WASHINGTON, D.C. – This week, U.S. Sens. Sherrod Brown (D-OH) and Kelly Ayotte (R-NH) introduced bipartisan legislation that would help rape survivors raise their children in healthy environments. The Rape Survivor Child Custody Act incentivizes states to pass laws allowing women to petition for the termination of their attacker’s parental rights if there is clear evidence that the child was conceived through rape.
“The Rape Survivor Child Custody Act is necessary to help ensure the rights of rape survivors who give birth to a child conceived through rape,” Brown said. “Often times, victims may be intimidated by their attacker in the parenting process, which ultimately harms the child and hinders the mother’s ability to parent. This legislation would award grants to states that protect these rape survivors—to the benefit of the mother and her child.”
“When a child is conceived through rape, the attacker often uses his legal paternal rights to harass and intimidate the mother, creating a dangerous environment for the child,” Ayotte said. “Our bill encourages states to adopt legal standards whereby victims can more easily petition for the termination of their attacker’s paternal rights, enabling mothers to better protect themselves and their children.”
In the United States, thousands of women give birth to children from rape-related pregnancies. But when rapists pursue parental rights, it forces rape survivors to maintain interactions with their attacker and inhibits their ability to properly heal. This psychological wound not only hurts the mother, but also makes it more difficult for her to properly raise her child. Further, rapists may use the threat of pursuing parental rights as a way to coerce the mother into not prosecuting rape.
Courts are reluctant to terminate parental rights without an explicit statute. Twenty three states, however, including Washington D.C., do not have an explicit statute that allows women to restrict the parental rights of men who impregnate them through rape. And of the 28 states that do, 20 require a conviction of rape.

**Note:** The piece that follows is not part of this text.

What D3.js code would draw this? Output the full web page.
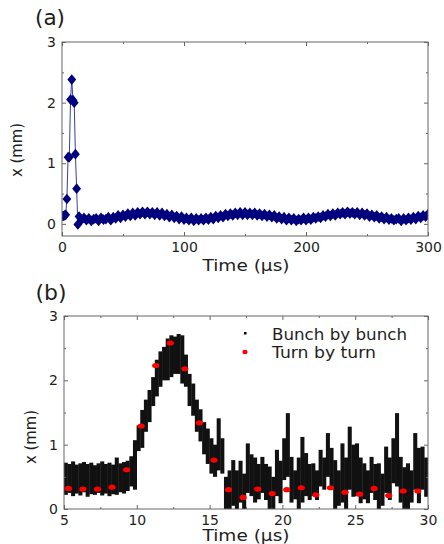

To protect rape victims and their children, the Rape Survivor Child Custody Act incentivizes states to pass laws allowing women to petition for the termination of their attacker’s parental rights if there is clear evidence that the child was conceived through rape. Brown’s and Ayotte’s legislation would achieve this by making states eligible for additional Violence Against Women Act (VAWA) formula grants if they pass such an explicit statute. The award would be equal to or up to 10 percent more than what the state already receives in VAWA formula grants. To ensure these funds are helping rape victims, at least 75 percent would be used toward the Sexual Assault Services Program (SASP) which funds services for survivors of sexual and domestic violence. The funds would also be used toward the Services, Trainers, Officers, Prosecutors (STOP) program, which funds training for the legal and criminal response to violence against women.
Among the endorsers of Brown’s and Ayotte’s legislation is the Rape, Abuse and Incest National Network (RAINN); National Alliance to End Sexual Violence; and National Taskforce to End Sexual and Domestic Violence Against Women.